Robert Christgau found that Riperton "improves herself here. Abandoning mannered abruptness and pseudopsychedelic melodrama, she achieves a sensuous spirituality that may be overdomesticated but at least seems real-life."

Ron Wynn of AllMusic declared, "Perfect Angel is the best Minnie Riperton album."
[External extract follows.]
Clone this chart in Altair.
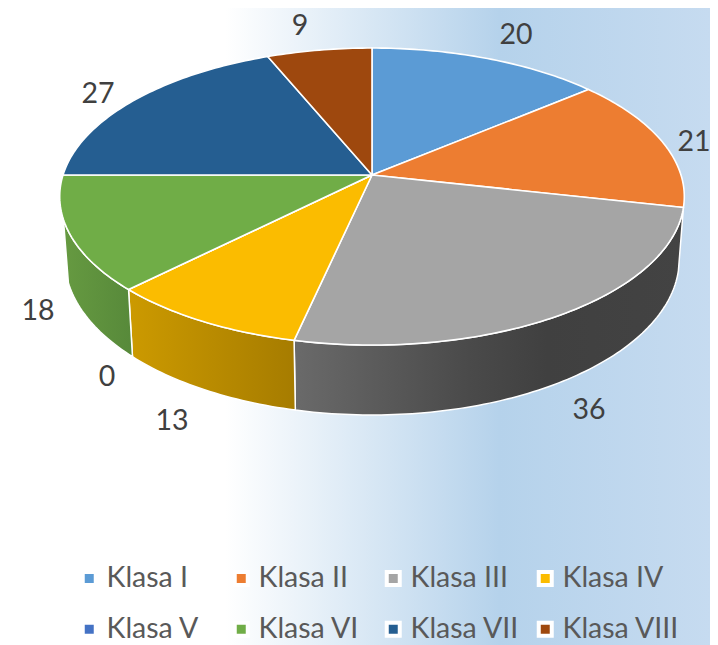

Daryl Easlea of the BBC proclaimed, "Perfect Angel is one of the most joyous soul-rock hybrids ever released...Showcasing her five-octave range, Perfect Angel is infused with the hanging loose at home vibe of the era...It's bucolic, laid back, freewheeling and a pleasure from start to finish."

Professional ratings
Review scores
| Source | Rating |
| AllMusic | Star Half star |
| Christgau's Record Guide | B |
| Džuboks | (Favorable) |
| Pitchfork | 9.0/10 |

==Reissue==
In December 2017, Capitol Records released a deluxe edition of Perfect Angel as a two CD set with outtakes and previously unreleased alternate versions of the original songs.

==Track listing==
All songs written by Minnie Riperton and Richard Rudolph except where indicated.

Side One
1. "Reasons" – 3:25
2. "It's So Nice (To See Old Friends)" – 4:47
3. "Take a Little Trip" (Stevie Wonder) – 4:11
4. "Seeing You This Way" – 2:51
5. "The Edge of a Dream" – 4:20

Side Two
1. "Perfect Angel" (Stevie Wonder) – 3:41
2. "Every Time He Comes Around" – 3:55
3. "Lovin' You" – 3:44
4. "Our Lives" – 5:42

==Personnel==
Information adapted from the original album's Liner Notes
- Minnie Riperton – vocals (A1–A4, B3–B4, lead on A5–B2)
- Stevie Wonder (as El Toro Negro) – acoustic piano, electric piano (A2–B4), drums (A1), cymbals, bass drum (A4), harmonica (B4)
- Marlo Henderson – lead guitar (A1–A2, A5–B2, rhythm on A3)
- Michael Sembello – lead guitar (A3–A4, B4)
- Richard Rudolph – guitar (B3)
- Reggie McBride – bass (A1–B2, B4)
- Ollie E. Brown – drums (A2–A3, B1–B2, B4)
- Rocki Dzidzornu – congas (A5, B4)
- Deniece Williams – backing vocals (A5–B2)
- Yvonne Wright – backing vocals (A5)
- Shirley Brewer – backing vocals (A5)
- Lani Groves – backing vocals (A5–B1)

Production
- Baker Bigsby – assistant remix engineer
- Malcolm Cecil – engineer, associate producer
- Kent Duncan – mastering
- Barry Feinstein – cover author
- Ann Garner – artwork
- Robert Margouleff – engineer, associate producer
- Gary Olazabal – assistant engineer
- Richard Rudolph – producer
- Stevie Wonder (as Wonderlove) – arranger, producer

==Charts and certifications==

===Weekly charts===

| Chart (1975) | Peak position |
|---|---|
| Australia (Kent Music Report) | 17 |
| US Billboard Pop Albums | 4 |
| US Billboard R&B Albums | 1 |

Singles

| Year | Title | US Pop | US R&B | US Adult |
|---|---|---|---|---|
| 1975 | "Lovin' You" | 1 | 3 | 4 |

===Certifications===

| Region | Certification | Certified units/sales |
| United States (RIAA) | Gold | 500,000^{^} |
^{^} Shipments figures based on certification alone.

==Trivia==
Four artists who performed on this album (Stevie Wonder, Deniece Williams, Michael Sembello, and Ollie Brown [of Ollie & Jerry]) would all find themselves sharing space on the pop singles charts within a year of each other, a decade after this album's release.